Is there any way to update Webmin/Virtualmin at this point, or am I basically looking at just doing a fresh install on another server? Or would waiting until Debian 11 is supported by Virtualmin be a viable option?
That’s a serious issue, and maybe much more complicated than upgrading some Virtualmin packages.
And, once you do get to Virtualmin, you’re going to need to be more specific here:
What do you mean by “upgrade Virtualmin”? What specifically are you doing to upgrade Virtualmin? Upgrading the webmin-virtual-server module should do nothing but install the new version of that module. What are you actually running to have it say 17.4GB of space will be freed?
Probably, but you shouldn’t be focused on Webmin/Virtualmin until you have a functional Debian system. If you’d asked before you started I would have said, “stop at Debian 10, because 11 is not yet supported”. But, it’s mostly harmless to go on up to 11 if you already have a functional Virtualmin system. It’s not as safe or simple as going to a supported distro, but it won’t be a disaster.
But, the fact that you’re system is in between 10 and 11 is potentially a disaster. I don’t know what to recommend, as you haven’t provided any details about what errors showed up on your way to this state or which packages are “stuck”. (And, this may not be an area I’m super helpful in. I’ve only done a few dozen Debian upgrades myself and never to 11.)
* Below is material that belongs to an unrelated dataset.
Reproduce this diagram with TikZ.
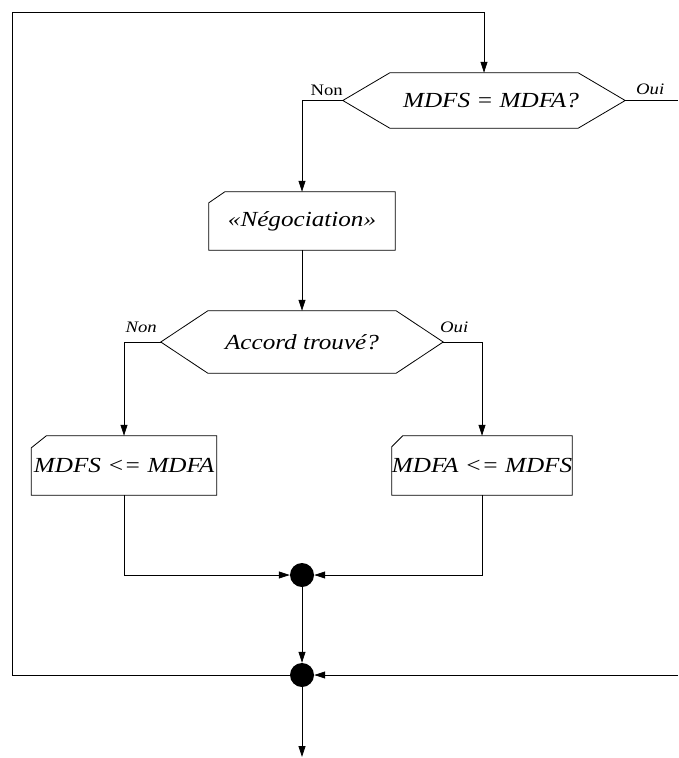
\documentclass[tikz,border=0pt]{standalone}
\usepackage{fontspec}
\setmainfont{Liberation Serif}
\newfontfamily\labfont[FakeStretch=1.17]{Liberation Serif}
\usetikzlibrary{arrows.meta,calc}
\begin{document}
\begin{tikzpicture}[x=1pt,y=-1pt,
  line/.style={line width=0.8pt},
  arr/.style={line, -{Triangle[length=11pt,width=7pt]}},
  txt/.style={font=\labfont\fontsize{21.5}{26}\selectfont\itshape, inner sep=0pt},
  lbl/.style={font=\labfont\fontsize{16}{19}\selectfont, inner sep=0pt},
  dot/.style={circle, fill=black, minimum size=24pt, inner sep=0pt},
  hexbox/.style={txt, minimum width=282pt},
  cutbox/.style={txt, minimum height=59pt},
]
\useasboundingbox (0,0) rectangle (678,758);

% decision 1
\node[hexbox, minimum height=55pt] (d1) at (484,100.5) {};
\node[txt] (d1t) at (491,100.5) {MDFS = MDFA?};
\draw[line] (d1.west) -- ($(d1.north west)+(47,0)$) -- ($(d1.north east)+(-47,0)$)
  -- (d1.east) -- ($(d1.south east)+(-47,0)$) -- ($(d1.south west)+(47,0)$) -- cycle;

% negotiation box
\node[cutbox, minimum width=186pt, minimum height=58pt] (neg) at (302,221) {«Négociation»};
\draw[line] (neg.south west) -- (neg.south east) -- (neg.north east)
  -- ($(neg.north west)+(16,0)$) -- ($(neg.north west)+(0,11)$) -- cycle;

% decision 2
\node[hexbox, minimum height=62pt] (d2) at (302,342) {Accord trouvé?};
\draw[line] (d2.west) -- ($(d2.north west)+(47,0)$) -- ($(d2.north east)+(-47,0)$)
  -- (d2.east) -- ($(d2.south east)+(-47,0)$) -- ($(d2.south west)+(47,0)$) -- cycle;

% result boxes
\node[cutbox, minimum width=185pt] (lbox) at (124,465.5) {MDFS <= MDFA};
\draw[line] (lbox.south west) -- (lbox.south east) -- (lbox.north east)
  -- ($(lbox.north west)+(15,0)$) -- ($(lbox.north west)+(0,12)$) -- cycle;
\node[cutbox, minimum width=180pt] (rbox) at (482,465.5) {MDFA <= MDFS};
\draw[line] (rbox.south west) -- (rbox.south east) -- (rbox.north east)
  -- ($(rbox.north west)+(11,0)$) -- ($(rbox.north west)+(0,11)$) -- cycle;

% junctions
\node[dot] (j1) at (302,575) {};
\node[dot] (j2) at (302,675) {};

% labels
\node[lbl, anchor=base east] (non1) at (343,95) {Non};
\node[lbl, anchor=base west] (oui1) at (636,94) {\itshape Oui};
\node[lbl, anchor=base east] (non2) at (157,332) {\itshape Non};
\node[lbl, anchor=base west] (oui2) at (440,332) {\itshape Oui};

% free ends
\coordinate (bl) at (12,675);
\coordinate (tl) at (12,12);
\coordinate (ouiend) at (678,100.5);
\coordinate (rend) at (678,675);
\coordinate (bottom) at (302,757);

% connectors
\draw[arr] (j2.west) -- (bl) -- (tl) -| (d1.north);
\draw[line] (d1.east) -- (ouiend);
\draw[arr] (d1.west) -| (neg.north);
\draw[arr] (neg.south) -- (d2.north);
\draw[arr] (d2.west) -| (lbox.north);
\draw[arr] (d2.east) -| (rbox.north);
\draw[arr] (lbox.south) |- (j1.west);
\draw[arr] (rbox.south) |- (j1.east);
\draw[arr] (j1.south) -- (j2.north);
\draw[arr] (rend) -- (j2.east);
\draw[arr] (j2.south) -- (bottom);
\end{tikzpicture}
\end{document}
I don’t see any evidence your domains will be removed, but I also can’t see how what’s being removed could free up 17.4GB of space. There is a database upgrade, which is something you should not take lightly (I would recommend backups at every new version…e.g. from 7 to 8, back’em up, from 8 to 9, back’em up, from 9 to 10 back-em up), because that’s the mostly likely place for the upgrade to get hairy. You can probably just run the upgrade command on your databases and expect it to work, but things can go wrong.
Though, with that said, you’ve already skipped over the most risky of the upgrades, I think. 10.3 to 10.5 is pretty small, I think.
So, I don’t know what’s going on with that large “will be freed” value, but I don’t think it’s anything to do with Virtualmin or Webmin or your accounts/domains and I doubt it’s anything serious (it may be that it’s going to remove a bunch of old packages that are cached from the previous version(s)).
If it were me, I’d do a safety backup as it is now, and then just let it rip and see how it goes. You’re going to have to fix some stuff, no matter how well it goes.
It doesn’t look like anything is particularly broken, to me. I think the package manager knows what it’s doing, so maybe just let it keep going.
Though again, for anyone reading this and thinking of embarking on the same journey…skipping through a bunch of different major versions all at once is much more risky than jumping one major version every year or two, and jumping to a version unsupported by Virtualmin is also higher risk than sticking with 10 for now. We don’t expect problems with 11, but we don’t know because we haven’t had time to do a lot of testing. You’re signing up to be a guinea pig.